Given exercise:
Write out all the lines again, precisely as they stand, but without the images.

....

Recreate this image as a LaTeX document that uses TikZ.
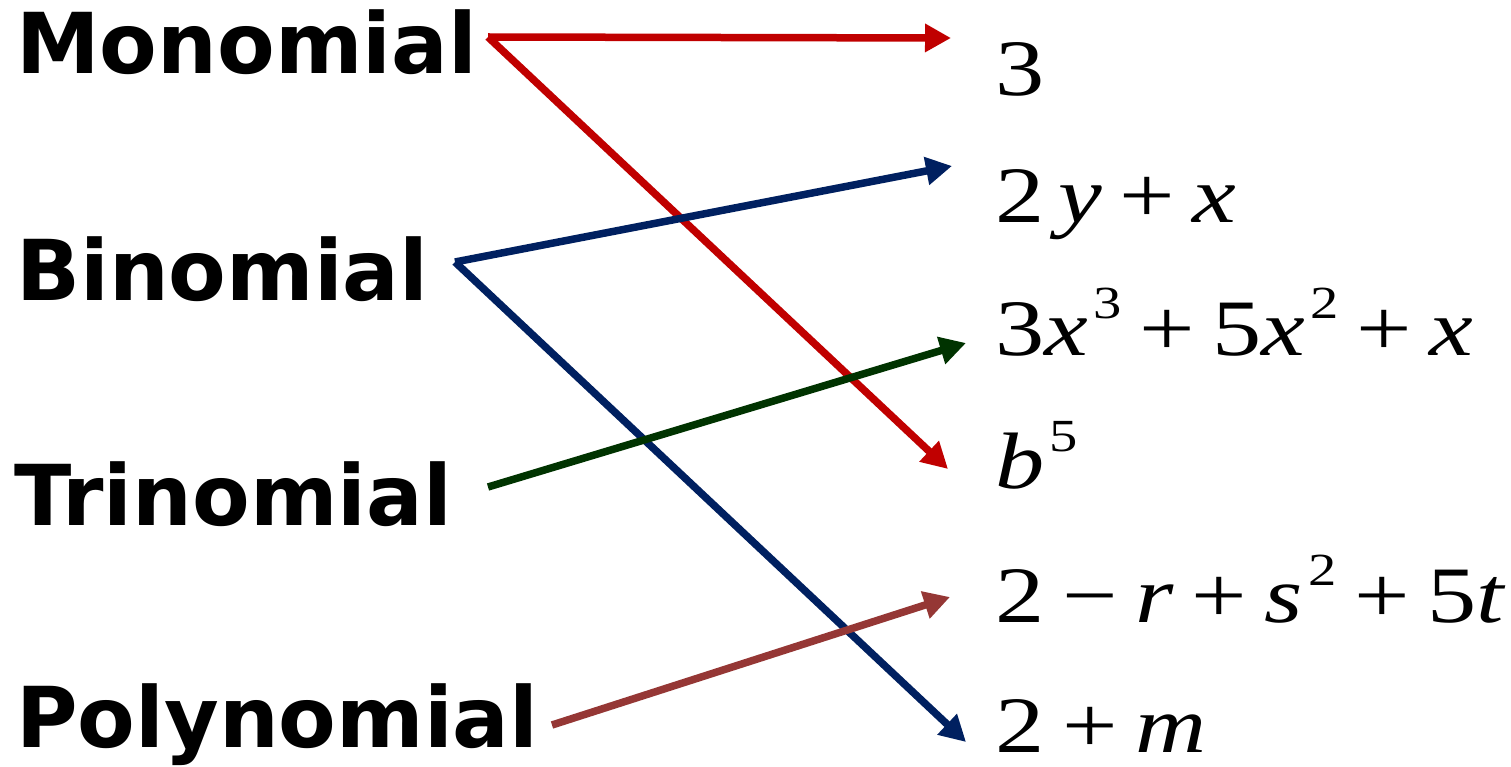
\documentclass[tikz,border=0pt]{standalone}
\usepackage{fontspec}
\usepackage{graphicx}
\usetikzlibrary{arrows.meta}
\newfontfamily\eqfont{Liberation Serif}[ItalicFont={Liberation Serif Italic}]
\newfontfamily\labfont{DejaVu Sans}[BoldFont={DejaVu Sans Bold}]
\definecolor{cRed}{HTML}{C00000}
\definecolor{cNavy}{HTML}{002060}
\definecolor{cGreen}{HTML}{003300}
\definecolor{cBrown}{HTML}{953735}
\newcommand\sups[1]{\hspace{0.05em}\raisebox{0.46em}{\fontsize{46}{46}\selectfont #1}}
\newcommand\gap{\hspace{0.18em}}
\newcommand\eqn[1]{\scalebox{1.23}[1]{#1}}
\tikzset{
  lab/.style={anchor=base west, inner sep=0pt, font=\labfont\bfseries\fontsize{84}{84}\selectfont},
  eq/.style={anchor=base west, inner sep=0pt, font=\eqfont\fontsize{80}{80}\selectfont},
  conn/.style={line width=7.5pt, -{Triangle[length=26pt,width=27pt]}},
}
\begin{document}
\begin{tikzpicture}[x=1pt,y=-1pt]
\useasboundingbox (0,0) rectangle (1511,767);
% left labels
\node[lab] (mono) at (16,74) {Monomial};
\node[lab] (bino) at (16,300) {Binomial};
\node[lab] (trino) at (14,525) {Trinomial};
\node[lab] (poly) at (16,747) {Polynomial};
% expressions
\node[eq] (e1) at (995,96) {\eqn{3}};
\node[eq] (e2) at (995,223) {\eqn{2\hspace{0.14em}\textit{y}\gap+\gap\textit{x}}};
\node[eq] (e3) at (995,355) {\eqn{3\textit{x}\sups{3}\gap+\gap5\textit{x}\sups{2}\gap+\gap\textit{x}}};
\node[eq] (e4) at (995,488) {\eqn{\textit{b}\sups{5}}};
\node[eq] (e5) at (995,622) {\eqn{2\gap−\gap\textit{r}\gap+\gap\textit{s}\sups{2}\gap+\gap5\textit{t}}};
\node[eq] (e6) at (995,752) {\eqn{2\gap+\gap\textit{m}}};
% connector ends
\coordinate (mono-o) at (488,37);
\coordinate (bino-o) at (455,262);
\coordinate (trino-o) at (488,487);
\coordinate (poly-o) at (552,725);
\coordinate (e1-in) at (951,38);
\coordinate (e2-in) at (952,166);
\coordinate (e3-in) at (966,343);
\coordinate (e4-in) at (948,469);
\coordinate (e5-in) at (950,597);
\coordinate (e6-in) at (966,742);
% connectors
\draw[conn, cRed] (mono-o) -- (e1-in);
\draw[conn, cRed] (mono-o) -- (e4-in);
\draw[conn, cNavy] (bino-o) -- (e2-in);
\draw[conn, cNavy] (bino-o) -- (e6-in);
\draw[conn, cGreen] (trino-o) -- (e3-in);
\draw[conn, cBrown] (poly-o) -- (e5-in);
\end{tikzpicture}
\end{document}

....

Full answer:
Recreate this image as a LaTeX document that uses TikZ.
\documentclass[tikz,border=0pt]{standalone}
\usepackage{fontspec}
\usepackage{graphicx}
\usetikzlibrary{arrows.meta}
\newfontfamily\eqfont{Liberation Serif}[ItalicFont={Liberation Serif Italic}]
\newfontfamily\labfont{DejaVu Sans}[BoldFont={DejaVu Sans Bold}]
\definecolor{cRed}{HTML}{C00000}
\definecolor{cNavy}{HTML}{002060}
\definecolor{cGreen}{HTML}{003300}
\definecolor{cBrown}{HTML}{953735}
\newcommand\sups[1]{\hspace{0.05em}\raisebox{0.46em}{\fontsize{46}{46}\selectfont #1}}
\newcommand\gap{\hspace{0.18em}}
\newcommand\eqn[1]{\scalebox{1.23}[1]{#1}}
\tikzset{
  lab/.style={anchor=base west, inner sep=0pt, font=\labfont\bfseries\fontsize{84}{84}\selectfont},
  eq/.style={anchor=base west, inner sep=0pt, font=\eqfont\fontsize{80}{80}\selectfont},
  conn/.style={line width=7.5pt, -{Triangle[length=26pt,width=27pt]}},
}
\begin{document}
\begin{tikzpicture}[x=1pt,y=-1pt]
\useasboundingbox (0,0) rectangle (1511,767);
% left labels
\node[lab] (mono) at (16,74) {Monomial};
\node[lab] (bino) at (16,300) {Binomial};
\node[lab] (trino) at (14,525) {Trinomial};
\node[lab] (poly) at (16,747) {Polynomial};
% expressions
\node[eq] (e1) at (995,96) {\eqn{3}};
\node[eq] (e2) at (995,223) {\eqn{2\hspace{0.14em}\textit{y}\gap+\gap\textit{x}}};
\node[eq] (e3) at (995,355) {\eqn{3\textit{x}\sups{3}\gap+\gap5\textit{x}\sups{2}\gap+\gap\textit{x}}};
\node[eq] (e4) at (995,488) {\eqn{\textit{b}\sups{5}}};
\node[eq] (e5) at (995,622) {\eqn{2\gap−\gap\textit{r}\gap+\gap\textit{s}\sups{2}\gap+\gap5\textit{t}}};
\node[eq] (e6) at (995,752) {\eqn{2\gap+\gap\textit{m}}};
% connector ends
\coordinate (mono-o) at (488,37);
\coordinate (bino-o) at (455,262);
\coordinate (trino-o) at (488,487);
\coordinate (poly-o) at (552,725);
\coordinate (e1-in) at (951,38);
\coordinate (e2-in) at (952,166);
\coordinate (e3-in) at (966,343);
\coordinate (e4-in) at (948,469);
\coordinate (e5-in) at (950,597);
\coordinate (e6-in) at (966,742);
% connectors
\draw[conn, cRed] (mono-o) -- (e1-in);
\draw[conn, cRed] (mono-o) -- (e4-in);
\draw[conn, cNavy] (bino-o) -- (e2-in);
\draw[conn, cNavy] (bino-o) -- (e6-in);
\draw[conn, cGreen] (trino-o) -- (e3-in);
\draw[conn, cBrown] (poly-o) -- (e5-in);
\end{tikzpicture}
\end{document}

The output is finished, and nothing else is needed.